To add on the experience the book is very emotional. The boy “dies” in surgery, sees his sister who was miscarried, meets his great grandfather (by the way the family wasn’t sure if he was a Christian or not), sits on Jesus’ lap, and is surrounded by rainbows. It pulls at ones emotions the whole time. No one likes a sick child. It is heart breaking to hear about a miscarriage. We all have loved one who have passed away that we aren’t sure about their eternal state. I have to admit I was moved at some points in the book. But as I set the book down I sat there scratching my head wondering whether or not I had the wool pulled over my eyes. Was I blinded by the emotion? I think the book connects to those who are needing validation. Maybe some read this book because they don’t connect to their Bible. Maybe some need this book to make the Bible come alive. The title itself begs for validation. How do I know Heaven is for real? By the experience of Colton. The book also reaches the emotions of the reader.

The Book Misses the Point

Like I said, I think experience and emotions go hand in hand with Evangelicals. However, once experience and emotions trump revelation it goes too far. As I was reading the book I noticed how the experiences were proof-texted by Scripture. However, some of the experiences were not. This raised issues for me. I’m afraid readers of this book along with others can place Colton’s experiences over the Bible. However, I’m also afraid that readers will miss the point of the New Testament.

The Bible does not describe Heaven for us and that’s why most desire validation. You can’t see it. You have to accept it by faith. This understanding of faith and not sight is indeed Biblical. Through the New Testament you see this pattern of accepting by faith and not sight. 2 Corinthians 5:1-8 describes this very thing. The text is not talking about going to heaven when we die. It is looking forward to the resurrection from the dead and receiving a glorious heavenly body. The contrast is not about living on earth as opposed to living in heaven. But living in the earthly tent (body) and the heavenly tent (resurrected body).

This is where the book errors. According to Heaven is For Real the goal is reaching Heaven. Yet according to the New Testament the goal is resurrection from the dead and Heaven coming to earth. Have you ever wondered why Heaven is not described for us in full? Have you ever wondered why resurrection from the dead is spoken about more that Heaven? I think it is very telling. The intermediate state of the believer is not discussed often in the New Testament. However, resurrection is. The goal is physical resurrection from the dead.

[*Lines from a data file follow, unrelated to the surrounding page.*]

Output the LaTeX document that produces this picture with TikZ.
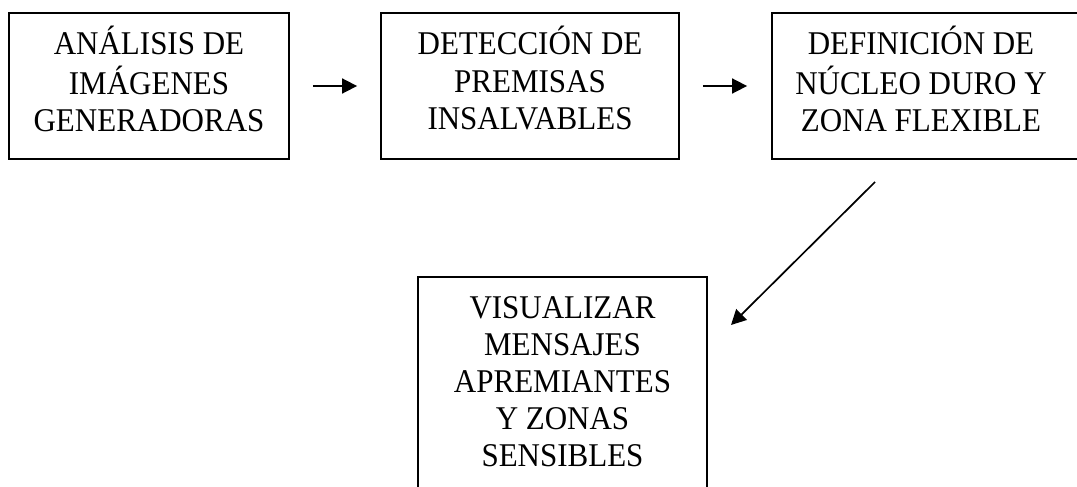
\documentclass[tikz,border=0pt]{standalone}
\usepackage{fontspec}
\setmainfont{Liberation Serif}
\usetikzlibrary{arrows.meta}
\newcommand{\tallt}[1]{\scalebox{1}[1.07]{\begin{tabular}[t]{@{}c@{}}#1\end{tabular}}}
\begin{document}
\begin{tikzpicture}[x=1pt,y=-1pt,
  box/.style={draw=black,line width=1.8pt,rectangle,inner sep=0pt},
  txt/.style={inner sep=0pt,anchor=base,font=\fontsize{31}{34.6}\selectfont},
  conn/.style={line width=1.7pt,-{Triangle[length=15pt,width=15pt]}}]
\useasboundingbox (0,0) rectangle (1077,487);
\clip (0,0) rectangle (1077,487);
\node[box,minimum width=280pt,minimum height=146pt] (b1) at (149,86) {};
\node[box,minimum width=298pt,minimum height=146pt] (b2) at (530,86) {};
\node[box,minimum width=310pt,minimum height=146pt] (b3) at (927,86) {};
\node[box,minimum width=289pt,minimum height=223pt] (b4) at (562.5,388.5) {};
\node[txt] (t1) at (149,55) {\tallt{ANÁLISIS DE\\IMÁGENES\\GENERADORAS}};
\node[txt] (t2) at (530,55) {\tallt{DETECCIÓN DE\\PREMISAS\\INSALVABLES}};
\node[txt] (t3) at (921,55) {\tallt{DEFINICIÓN DE\\NÚCLEO DURO Y\\ZONA FLEXIBLE}};
\node[txt] (t4) at (562.5,318) {\tallt{VISUALIZAR\\MENSAJES\\APREMIANTES\\Y ZONAS\\SENSIBLES}};
\coordinate (d1) at (875,182);
\coordinate (d2) at (731,325);
\draw[conn,shorten <=23pt,shorten >=23pt] (b1.east) -- (b2.west);
\draw[conn,shorten <=23pt,shorten >=24pt] (b2.east) -- (b3.west);
\draw[conn] (d1) -- (d2);
\end{tikzpicture}
\end{document}
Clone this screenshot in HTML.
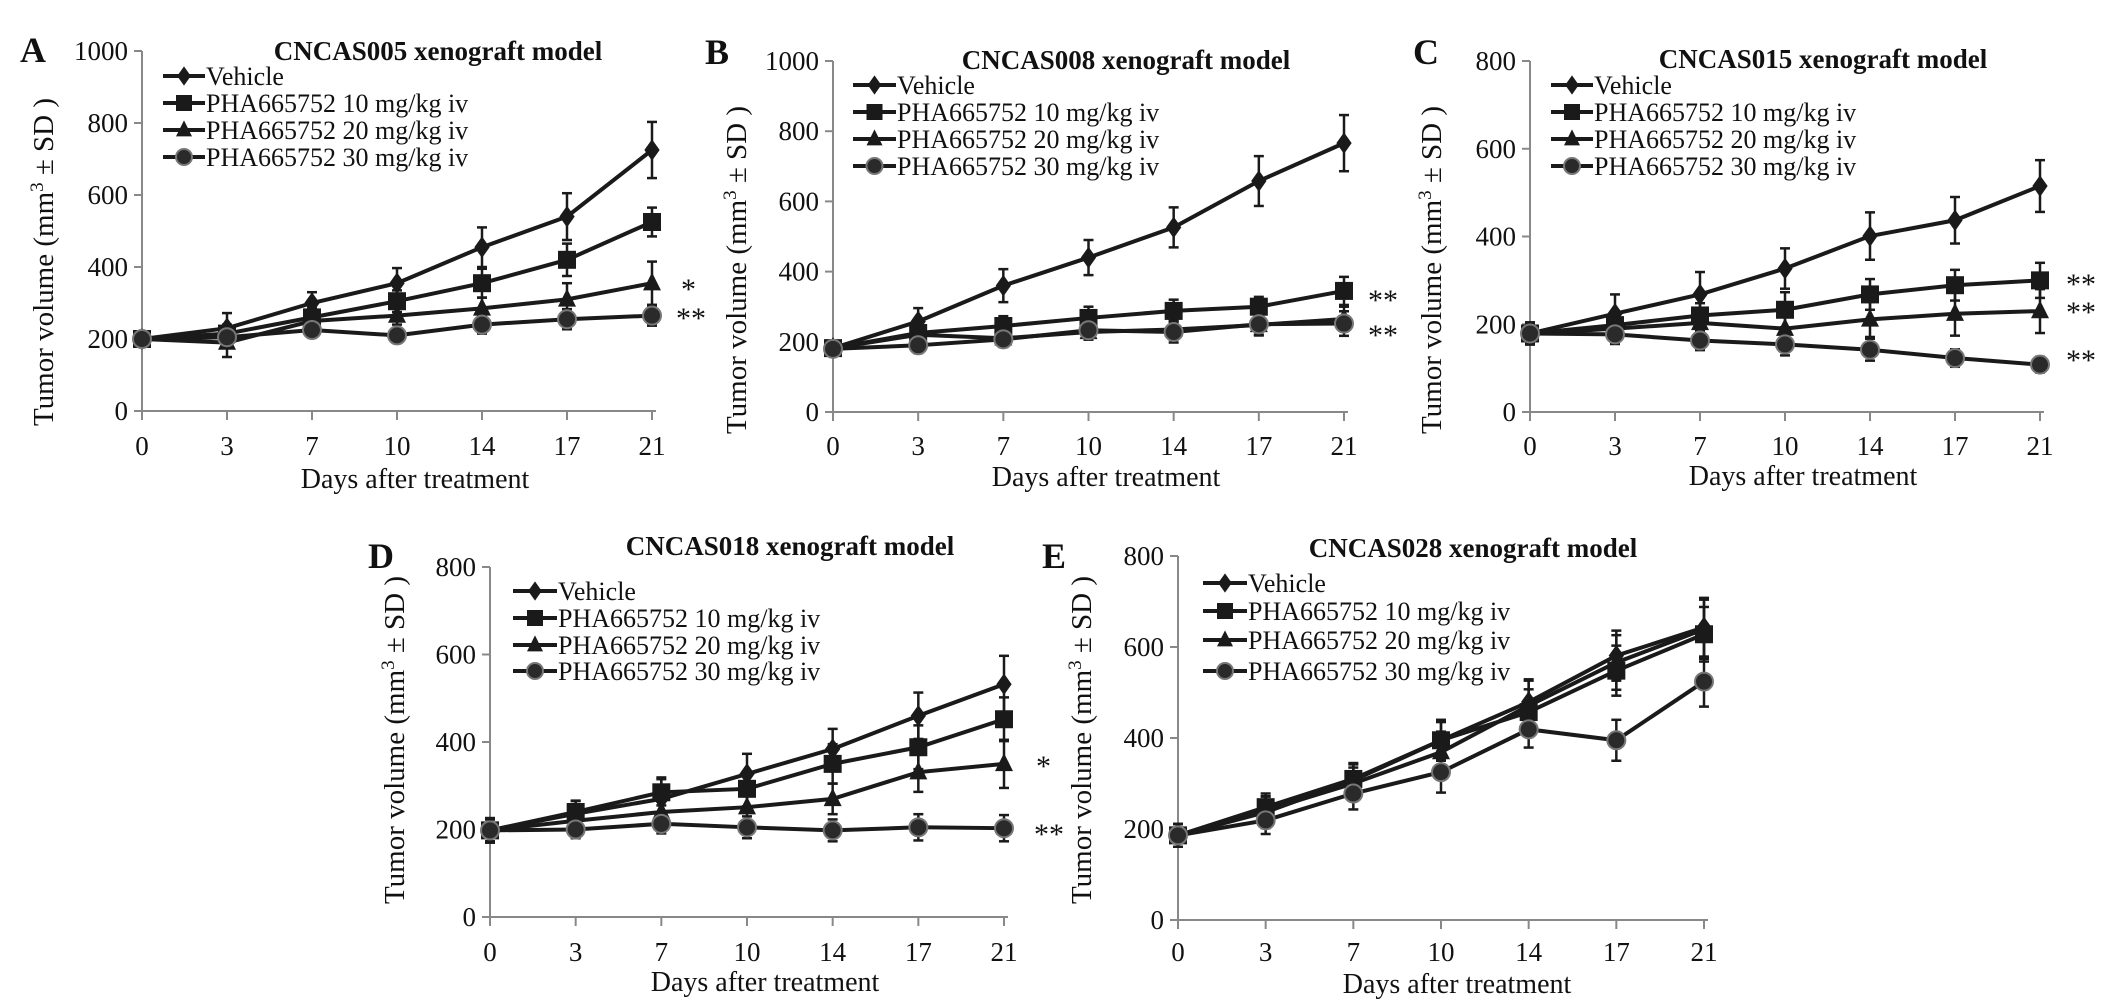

As I recall resurrection was barely mentioned in Heaven is For Real.

The New Testament declares that Resurrection is For Real. This is where we need to understand to focus of the New Testament. The New Testament points forward to a time when Heaven will come to earth (Revelation 21). It focuses on the New Creation, something that Jesus launched at His first coming and will consummate at His second. This is what we should long for. To quote N.T. Wright, “Heaven is important but it’s not the end of the world.” While I believe in Heaven, I must admit that the goal is not Heaven. Heaven is coming to earth and we will be raised from the dead.

I think we as Evangelicals need to begin re-reading our New Testaments with new eyes, resurrection eyes. We will see the beauty of God’s full purpose. Heaven on Earth and resurrection from the dead is the goal. It will be at that time when we will experience the fullness of Heaven and we will sing with all the emotion we can muster! But until then…we wait by faith.